日常的感覚で11兆円が多額であっても、デフレ脱却のための額としては少なすぎるということです。金融政策は直面している問題から相対的に判断しなくてはならず、決して「この額ならこの効果が挙がる」と断定できる種類のものではありません。もしそうならデフレ脱却は非常に容易なものの筈です。
「日銀は引き締めを行なっている」と言われる所以は、必要性から考えて遙かに足りない額ばかりを小出しにしてくるからで、その行動から日銀の「引き締めたい」という考えが読み取れるのです。カネを出していても必ずしも「緩和」ではないのですから、マスコミなどが「緩和」という言葉を連発するのは日銀の意向を受けた誤魔化しです。

自民・安倍総裁「小出しではダメだ」

安倍総裁はその辺の事情がよく分かっています。

政府・日銀金融策、自民・安倍総裁「小出しではダメだ」
産経新聞 10月30日(火)20時24分配信
 自民党安倍晋三総裁は30日夜、都内で行われた元衆院議員の会合で、日銀が発表した展望リポートや政府と日銀のデフレ脱却に向けた共同文書について「まったく市場は反応していない。こういう小出しの緩和ではまったくダメだ」と批判した。
 同時に「自民党が政権についてしっかりとした経済政策を打ち出す。大胆な金融緩和を行い、円高を是正し、われわれの成長戦略を実行する必要がある」と述べた。

現状では消費増税困難=自民総裁
時事通信 10月30日(火)21時9分配信
 自民党安倍晋三総裁は30日、都内で開かれた前衆院議員のパーティーであいさつし「日銀展望リポートによると、2014年度における物価上昇率は0.8で1%に満たない。今の状況では消費税を上げる状況をつくるのは難しい」と述べた。その上で「だからこそ自民党が政権に就き、デフレ脱却のために大胆な金融緩和を行い、今練っている成長戦略を実行していく必要がある」と強調した。 

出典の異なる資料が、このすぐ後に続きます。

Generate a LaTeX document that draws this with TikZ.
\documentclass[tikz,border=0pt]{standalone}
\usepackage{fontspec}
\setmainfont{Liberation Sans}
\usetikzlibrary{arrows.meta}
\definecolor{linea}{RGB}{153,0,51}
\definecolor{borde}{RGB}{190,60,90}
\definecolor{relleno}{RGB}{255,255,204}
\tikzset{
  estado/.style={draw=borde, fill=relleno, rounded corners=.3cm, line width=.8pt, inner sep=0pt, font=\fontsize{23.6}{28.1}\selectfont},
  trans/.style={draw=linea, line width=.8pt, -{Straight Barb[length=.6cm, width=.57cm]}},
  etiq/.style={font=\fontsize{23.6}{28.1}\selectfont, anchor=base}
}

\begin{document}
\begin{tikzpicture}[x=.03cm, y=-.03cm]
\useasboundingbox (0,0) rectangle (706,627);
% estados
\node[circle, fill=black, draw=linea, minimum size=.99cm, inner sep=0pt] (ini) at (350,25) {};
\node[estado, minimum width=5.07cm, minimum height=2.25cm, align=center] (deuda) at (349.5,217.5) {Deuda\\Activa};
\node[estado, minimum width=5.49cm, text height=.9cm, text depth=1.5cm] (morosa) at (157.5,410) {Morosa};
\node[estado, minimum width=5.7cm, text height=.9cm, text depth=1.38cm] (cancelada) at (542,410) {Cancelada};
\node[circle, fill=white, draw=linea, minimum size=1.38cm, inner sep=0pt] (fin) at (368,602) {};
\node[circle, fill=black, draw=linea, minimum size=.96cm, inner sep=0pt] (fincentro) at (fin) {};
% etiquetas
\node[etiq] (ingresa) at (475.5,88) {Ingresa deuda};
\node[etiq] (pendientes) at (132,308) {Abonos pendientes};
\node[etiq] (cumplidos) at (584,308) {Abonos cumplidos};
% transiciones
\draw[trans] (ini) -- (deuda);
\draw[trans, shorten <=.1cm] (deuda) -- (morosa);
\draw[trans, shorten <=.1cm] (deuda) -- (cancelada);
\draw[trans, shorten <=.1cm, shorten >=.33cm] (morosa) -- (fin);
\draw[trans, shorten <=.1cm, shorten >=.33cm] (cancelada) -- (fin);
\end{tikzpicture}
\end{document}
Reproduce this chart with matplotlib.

日銀が使っているのは消費者物価指数ですから元来高めに数字が出てしまう傾向があります。
消費者物価指数で0.8%しか上がっていないなら、おそらく本当はマイナス、つまりデフレです。もともと日銀の目標が低すぎるのですし、日銀の目標である1%という数字を見ただけで、「デフレを克服する意思がない」と判断されてしまうのです。
インフレ目標が1%以上に設定されることがあるのはそのためです。